Repeat what the lines below say, word for word, and skip every image.
* * * * * * *
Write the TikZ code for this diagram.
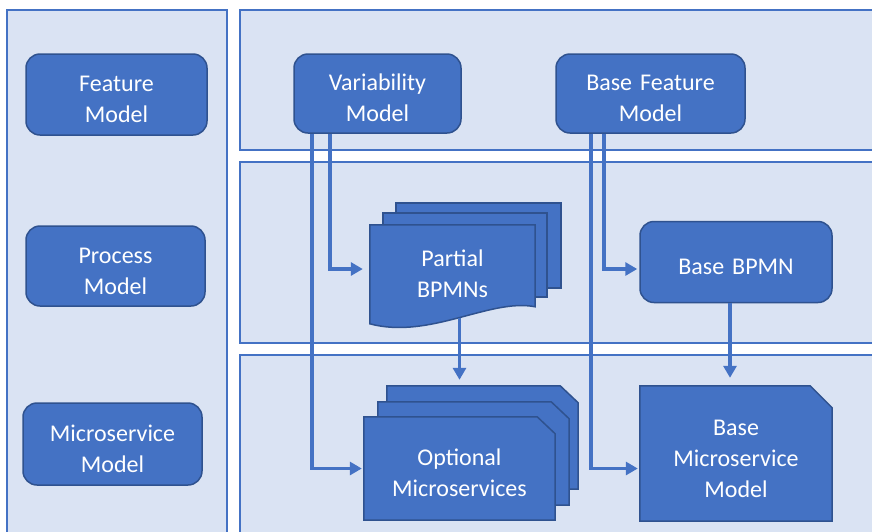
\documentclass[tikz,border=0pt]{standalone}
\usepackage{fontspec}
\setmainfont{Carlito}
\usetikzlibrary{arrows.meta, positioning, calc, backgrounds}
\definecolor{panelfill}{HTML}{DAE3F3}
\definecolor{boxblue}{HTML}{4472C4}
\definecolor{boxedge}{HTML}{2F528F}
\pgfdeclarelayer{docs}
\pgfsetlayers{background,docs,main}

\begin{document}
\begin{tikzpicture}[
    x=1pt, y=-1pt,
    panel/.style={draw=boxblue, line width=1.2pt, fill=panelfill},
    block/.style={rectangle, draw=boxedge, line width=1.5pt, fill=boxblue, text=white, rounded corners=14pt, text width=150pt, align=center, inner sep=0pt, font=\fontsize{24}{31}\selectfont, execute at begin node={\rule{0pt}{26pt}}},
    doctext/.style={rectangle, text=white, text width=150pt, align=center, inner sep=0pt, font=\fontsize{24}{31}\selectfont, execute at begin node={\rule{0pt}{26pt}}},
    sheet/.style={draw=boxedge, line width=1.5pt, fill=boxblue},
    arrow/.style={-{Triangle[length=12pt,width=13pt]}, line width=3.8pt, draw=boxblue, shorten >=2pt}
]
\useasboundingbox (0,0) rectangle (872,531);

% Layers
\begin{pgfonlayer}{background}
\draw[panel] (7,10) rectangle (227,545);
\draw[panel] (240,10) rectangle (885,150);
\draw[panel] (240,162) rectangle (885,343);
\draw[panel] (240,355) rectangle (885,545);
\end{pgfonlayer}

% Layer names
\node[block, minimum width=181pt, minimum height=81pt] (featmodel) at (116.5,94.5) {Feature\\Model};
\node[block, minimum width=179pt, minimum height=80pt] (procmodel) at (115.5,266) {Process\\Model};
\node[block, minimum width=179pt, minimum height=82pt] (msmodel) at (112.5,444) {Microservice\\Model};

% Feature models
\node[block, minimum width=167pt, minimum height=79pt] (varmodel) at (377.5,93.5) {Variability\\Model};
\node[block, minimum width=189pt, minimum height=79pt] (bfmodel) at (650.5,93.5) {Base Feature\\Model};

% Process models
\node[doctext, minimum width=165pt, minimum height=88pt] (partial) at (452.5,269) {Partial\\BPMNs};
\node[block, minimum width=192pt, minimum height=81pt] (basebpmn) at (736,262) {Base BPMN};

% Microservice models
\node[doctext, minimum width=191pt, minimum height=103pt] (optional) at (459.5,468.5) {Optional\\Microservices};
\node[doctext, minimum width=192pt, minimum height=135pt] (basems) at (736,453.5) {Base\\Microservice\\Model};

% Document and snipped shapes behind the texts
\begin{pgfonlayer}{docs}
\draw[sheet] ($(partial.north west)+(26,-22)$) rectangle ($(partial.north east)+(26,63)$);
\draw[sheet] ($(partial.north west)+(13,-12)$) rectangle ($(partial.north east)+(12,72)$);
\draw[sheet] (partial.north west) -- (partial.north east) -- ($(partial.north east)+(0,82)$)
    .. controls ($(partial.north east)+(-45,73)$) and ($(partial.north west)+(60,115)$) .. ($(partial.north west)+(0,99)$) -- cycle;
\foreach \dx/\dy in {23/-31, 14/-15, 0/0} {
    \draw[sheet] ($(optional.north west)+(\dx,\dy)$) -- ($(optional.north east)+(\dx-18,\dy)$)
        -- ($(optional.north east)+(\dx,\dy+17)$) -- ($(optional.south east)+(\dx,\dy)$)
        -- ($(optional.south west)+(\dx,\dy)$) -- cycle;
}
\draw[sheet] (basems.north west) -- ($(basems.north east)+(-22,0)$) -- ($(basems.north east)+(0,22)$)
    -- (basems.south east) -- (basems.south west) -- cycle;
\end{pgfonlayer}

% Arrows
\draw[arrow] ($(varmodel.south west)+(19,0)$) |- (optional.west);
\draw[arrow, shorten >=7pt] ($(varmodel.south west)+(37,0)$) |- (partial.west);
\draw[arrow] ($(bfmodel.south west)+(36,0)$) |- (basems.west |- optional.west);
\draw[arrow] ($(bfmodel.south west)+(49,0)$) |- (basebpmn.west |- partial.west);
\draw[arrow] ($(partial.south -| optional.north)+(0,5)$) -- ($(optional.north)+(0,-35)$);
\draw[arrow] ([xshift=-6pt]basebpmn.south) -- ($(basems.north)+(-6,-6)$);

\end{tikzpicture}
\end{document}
* * * * * * *
* _Full answer_
Write the TikZ code for this diagram.
\documentclass[tikz,border=0pt]{standalone}
\usepackage{fontspec}
\setmainfont{Carlito}
\usetikzlibrary{arrows.meta, positioning, calc, backgrounds}
\definecolor{panelfill}{HTML}{DAE3F3}
\definecolor{boxblue}{HTML}{4472C4}
\definecolor{boxedge}{HTML}{2F528F}
\pgfdeclarelayer{docs}
\pgfsetlayers{background,docs,main}

\begin{document}
\begin{tikzpicture}[
    x=1pt, y=-1pt,
    panel/.style={draw=boxblue, line width=1.2pt, fill=panelfill},
    block/.style={rectangle, draw=boxedge, line width=1.5pt, fill=boxblue, text=white, rounded corners=14pt, text width=150pt, align=center, inner sep=0pt, font=\fontsize{24}{31}\selectfont, execute at begin node={\rule{0pt}{26pt}}},
    doctext/.style={rectangle, text=white, text width=150pt, align=center, inner sep=0pt, font=\fontsize{24}{31}\selectfont, execute at begin node={\rule{0pt}{26pt}}},
    sheet/.style={draw=boxedge, line width=1.5pt, fill=boxblue},
    arrow/.style={-{Triangle[length=12pt,width=13pt]}, line width=3.8pt, draw=boxblue, shorten >=2pt}
]
\useasboundingbox (0,0) rectangle (872,531);

% Layers
\begin{pgfonlayer}{background}
\draw[panel] (7,10) rectangle (227,545);
\draw[panel] (240,10) rectangle (885,150);
\draw[panel] (240,162) rectangle (885,343);
\draw[panel] (240,355) rectangle (885,545);
\end{pgfonlayer}

% Layer names
\node[block, minimum width=181pt, minimum height=81pt] (featmodel) at (116.5,94.5) {Feature\\Model};
\node[block, minimum width=179pt, minimum height=80pt] (procmodel) at (115.5,266) {Process\\Model};
\node[block, minimum width=179pt, minimum height=82pt] (msmodel) at (112.5,444) {Microservice\\Model};

% Feature models
\node[block, minimum width=167pt, minimum height=79pt] (varmodel) at (377.5,93.5) {Variability\\Model};
\node[block, minimum width=189pt, minimum height=79pt] (bfmodel) at (650.5,93.5) {Base Feature\\Model};

% Process models
\node[doctext, minimum width=165pt, minimum height=88pt] (partial) at (452.5,269) {Partial\\BPMNs};
\node[block, minimum width=192pt, minimum height=81pt] (basebpmn) at (736,262) {Base BPMN};

% Microservice models
\node[doctext, minimum width=191pt, minimum height=103pt] (optional) at (459.5,468.5) {Optional\\Microservices};
\node[doctext, minimum width=192pt, minimum height=135pt] (basems) at (736,453.5) {Base\\Microservice\\Model};

% Document and snipped shapes behind the texts
\begin{pgfonlayer}{docs}
\draw[sheet] ($(partial.north west)+(26,-22)$) rectangle ($(partial.north east)+(26,63)$);
\draw[sheet] ($(partial.north west)+(13,-12)$) rectangle ($(partial.north east)+(12,72)$);
\draw[sheet] (partial.north west) -- (partial.north east) -- ($(partial.north east)+(0,82)$)
    .. controls ($(partial.north east)+(-45,73)$) and ($(partial.north west)+(60,115)$) .. ($(partial.north west)+(0,99)$) -- cycle;
\foreach \dx/\dy in {23/-31, 14/-15, 0/0} {
    \draw[sheet] ($(optional.north west)+(\dx,\dy)$) -- ($(optional.north east)+(\dx-18,\dy)$)
        -- ($(optional.north east)+(\dx,\dy+17)$) -- ($(optional.south east)+(\dx,\dy)$)
        -- ($(optional.south west)+(\dx,\dy)$) -- cycle;
}
\draw[sheet] (basems.north west) -- ($(basems.north east)+(-22,0)$) -- ($(basems.north east)+(0,22)$)
    -- (basems.south east) -- (basems.south west) -- cycle;
\end{pgfonlayer}

% Arrows
\draw[arrow] ($(varmodel.south west)+(19,0)$) |- (optional.west);
\draw[arrow, shorten >=7pt] ($(varmodel.south west)+(37,0)$) |- (partial.west);
\draw[arrow] ($(bfmodel.south west)+(36,0)$) |- (basems.west |- optional.west);
\draw[arrow] ($(bfmodel.south west)+(49,0)$) |- (basebpmn.west |- partial.west);
\draw[arrow] ($(partial.south -| optional.north)+(0,5)$) -- ($(optional.north)+(0,-35)$);
\draw[arrow] ([xshift=-6pt]basebpmn.south) -- ($(basems.north)+(-6,-6)$);

\end{tikzpicture}
\end{document}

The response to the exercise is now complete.